In the kitchen the manager, who knew Carter had been drinking, told Carter he wanted no trouble and asked him to leave. Carter agreed to leave, left the kitchen and as he came from behind the counter he suddenly grabbed appellant Grasso and the customer Nelson around their heads in what was described as a "bear hug." (Carter was more than six feet tall and weighed over 200 pounds.) Nelson punched him in the ribs and he released the two. Grasso then asked Carter to leave before he got into trouble and then without warning Carter struck Grasso in the eye. A fight between them ensued, with Carter having the best of it because of his size. Someone called a policeman who later found and arrested Carter. According to the policeman Carter at the time of arrest was very intoxicated.

At trial considerable effort was spent in trying to establish whether on the day of the occurrence Carter was an employee, a suspended employee, or discharged employee of the restaurant. In our view the exact relation between Carter and the restaurant is not material, for it is agreed by all that Carter was not working for the restaurant on the day in question and the occurrence between Grasso and Carter had no connection with Carter's then or prior employment.

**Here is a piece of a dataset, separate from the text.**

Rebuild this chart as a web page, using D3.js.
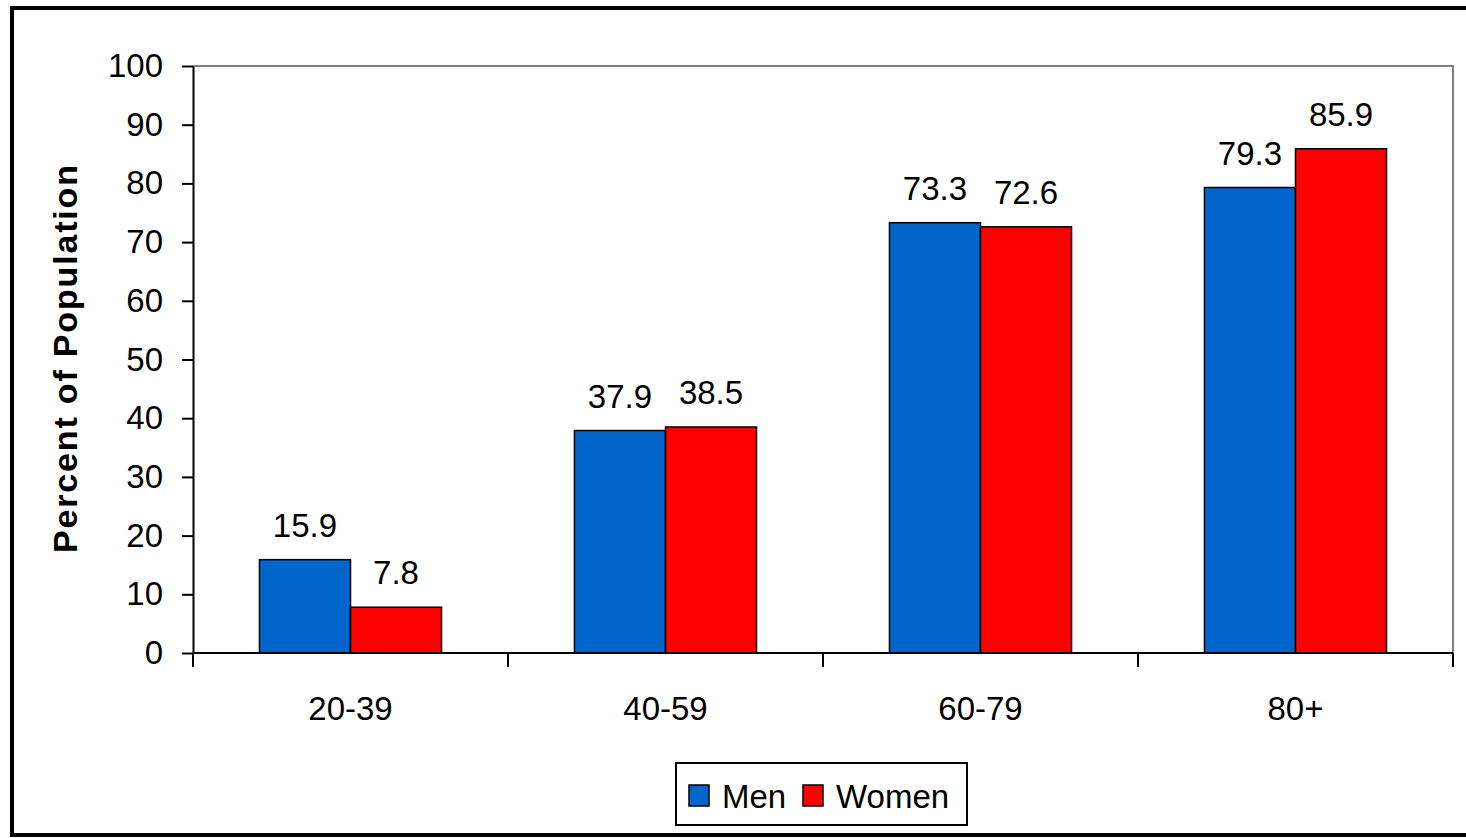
<!DOCTYPE html>
<html>
<head>
<meta charset="utf-8">
<script src="https://cdn.jsdelivr.net/npm/d3@7"></script>
<style>
  html, body { margin: 0; padding: 0; background: #fff; }
  svg { display: block; }
  text { font-family: "Liberation Sans", Arial, sans-serif; fill: #000; }
</style>
</head>
<body>
<svg id="chart" width="1466" height="838"></svg>
<script>
// Age groups and the share of each sex in them (percent)
const categories = ["20-39", "40-59", "60-79", "80+"];
const series = ["Men", "Women"];
const men = [15.9, 37.9, 73.3, 79.3];
const women = [7.8, 38.5, 72.6, 85.9];
const yTicks = [0, 10, 20, 30, 40, 50, 60, 70, 80, 90, 100];
const colors = { Men: "#0066CC", Women: "#FF0000" };

const values = { Men: men, Women: women };
const rows = categories.map((c, i) => ({
  category: c,
  bars: series.map(s => ({ series: s, value: values[s][i] }))
}));

const svg = d3.select("#chart");
const plot = { left: 193, right: 1453, top: 66, bottom: 653 };
const fontSize = 33;

// Outer frame
svg.append("rect")
  .attr("x", 12).attr("y", 8)
  .attr("width", 1462).attr("height", 827)
  .attr("fill", "#fff")
  .attr("stroke", "#000").attr("stroke-width", 4);

const x = d3.scaleBand().domain(categories).range([plot.left, plot.right]).padding(0);
const gapRatio = 1.46;                       // gap between groups relative to one bar
const barW = x.bandwidth() / (series.length + gapRatio);
const xs = d3.scaleBand().domain(series)
  .range([(x.bandwidth() - barW * series.length) / 2, (x.bandwidth() + barW * series.length) / 2])
  .padding(0);
const y = d3.scaleLinear().domain([0, 100]).range([plot.bottom, plot.top]);

// Plot area border (top and right in grey)
svg.append("path")
  .attr("d", `M${plot.left},${plot.top}H${plot.right}V${plot.bottom}`)
  .attr("fill", "none").attr("stroke", "#808080").attr("stroke-width", 2);

// Bars
const groups = svg.append("g").selectAll("g").data(rows).join("g")
  .attr("transform", d => `translate(${x(d.category)},0)`);

groups.selectAll("rect").data(d => d.bars).join("rect")
  .attr("x", d => xs(d.series))
  .attr("y", d => y(d.value))
  .attr("width", xs.bandwidth())
  .attr("height", d => y(0) - y(d.value))
  .attr("fill", d => colors[d.series])
  .attr("stroke", "#000").attr("stroke-width", 1.5);

// Value labels
groups.selectAll("text.val").data(d => d.bars).join("text")
  .attr("class", "val")
  .attr("x", d => xs(d.series) + xs.bandwidth() / 2)
  .attr("y", d => y(d.value) - 23)
  .attr("text-anchor", "middle")
  .style("font-size", fontSize + "px")
  .text(d => d.value.toFixed(1));

// Y axis
const yAxis = svg.append("g")
  .attr("transform", `translate(${plot.left},0)`)
  .call(d3.axisLeft(y).tickValues(yTicks).tickSize(11).tickPadding(19).tickSizeOuter(0));
yAxis.select(".domain").attr("stroke", "#000").attr("stroke-width", 2);
yAxis.selectAll(".tick line").attr("stroke", "#000").attr("stroke-width", 2);
yAxis.selectAll(".tick text")
  .style("font-size", fontSize + "px")
  .style("font-family", "'Liberation Sans', Arial, sans-serif")
  .attr("fill", "#000");

// X axis: baseline with ticks at the category boundaries
const xAxis = svg.append("g").attr("transform", `translate(0,${plot.bottom})`);
xAxis.append("line")
  .attr("x1", plot.left).attr("x2", plot.right)
  .attr("stroke", "#000").attr("stroke-width", 2);
const boundaries = categories.map(c => x(c)).concat([x(categories[categories.length - 1]) + x.bandwidth()]);
xAxis.selectAll("line.tick").data(boundaries).join("line")
  .attr("class", "tick")
  .attr("x1", d => d).attr("x2", d => d)
  .attr("y1", 0).attr("y2", 14)
  .attr("stroke", "#000").attr("stroke-width", 2);
xAxis.selectAll("text").data(categories).join("text")
  .attr("x", d => x(d) + x.bandwidth() / 2)
  .attr("y", 67)
  .attr("text-anchor", "middle")
  .style("font-size", fontSize + "px")
  .text(d => d);

// Y axis title
svg.append("text")
  .attr("transform", `translate(77,${(165 + 553) / 2}) rotate(-90)`)
  .attr("text-anchor", "middle")
  .attr("textLength", 388)
  .attr("lengthAdjust", "spacing")
  .style("font-size", "34px")
  .style("font-weight", "bold")
  .text("Percent of Population");

// Legend
const legend = svg.append("g").attr("transform", "translate(676,763)");
legend.append("rect")
  .attr("width", 291).attr("height", 62)
  .attr("fill", "#fff").attr("stroke", "#000").attr("stroke-width", 2);
const legendX = { Men: 13, Women: 127 };
const items = legend.selectAll("g.item").data(series).join("g")
  .attr("class", "item")
  .attr("transform", d => `translate(${legendX[d]},22)`);
items.append("rect")
  .attr("width", 20).attr("height", 21)
  .attr("fill", d => colors[d]).attr("stroke", "#000").attr("stroke-width", 1.5);
items.append("text")
  .attr("x", 33).attr("y", 23)
  .style("font-size", fontSize + "px")
  .text(d => d);
</script>
</body>
</html>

In Gregorc v. Londoff Cocktail Lounge, Inc., Mo. 1958, 314 S.W.2d 704, 707, it was said:

"As a general rule the proprietor of a place of public resort is subject to liability to his business invitees for injuries inflicted by the acts of other patrons or third persons if the proprietor by the exercise of reasonable care could have known that such acts were being done or were about to be done and could have protected his customers by controlling the conduct of the other persons or by giving an adequate warning so as to enable his customers to avoid the harm being threatened by third persons."

The above statement is in accord with modern authority. See Restatement, Torts, § 348; 65 C.J.S. Negligence, § 45 c; 29 Am.Jur., Innkeepers, § 62. Thus our question is whether on the evidence above stated a jury could reasonably find that the restaurant employees by the exercise of reasonable care should have anticipated that Grasso or any of the other customers might be injured by Carter and whether they took reasonable steps to prevent such injury.

The restaurant company argues that the mere presence in a restaurant of a person who has been drinking, as a matter of law, does not constitute a potential danger likely to cause injury to others, and that until the time of the occurrence Carter's actions were not belligerent. But here was a man, physically powerful, who was obviously disgruntled, loud, boisterous and profane, and who displayed no consideration or respect for the other customers; and in addition he was intoxicated.

In Sylvester v. Northwestern Hospital of Minneapolis, 1952, 236 Minn. 384, 53 N.W.2d 17, 20, it was said:

"Although intoxication produces a variety of physical and mental reactions which vary with the individual and the amount of alcoholic intake, authorities recognize that drunken behavior is unpredictable; also that slight irritations, real or imaginary, may cause outbursts of anger and lead to aggressive acts."

*477 Under the circumstances here presented we think there was a jury question whether those in charge of the restaurant should reasonably have anticipated that Carter might injure a customer and whether they took reasonable means to prevent such injury. It was error to direct a verdict.

Reversed with instructions to grant a new trial.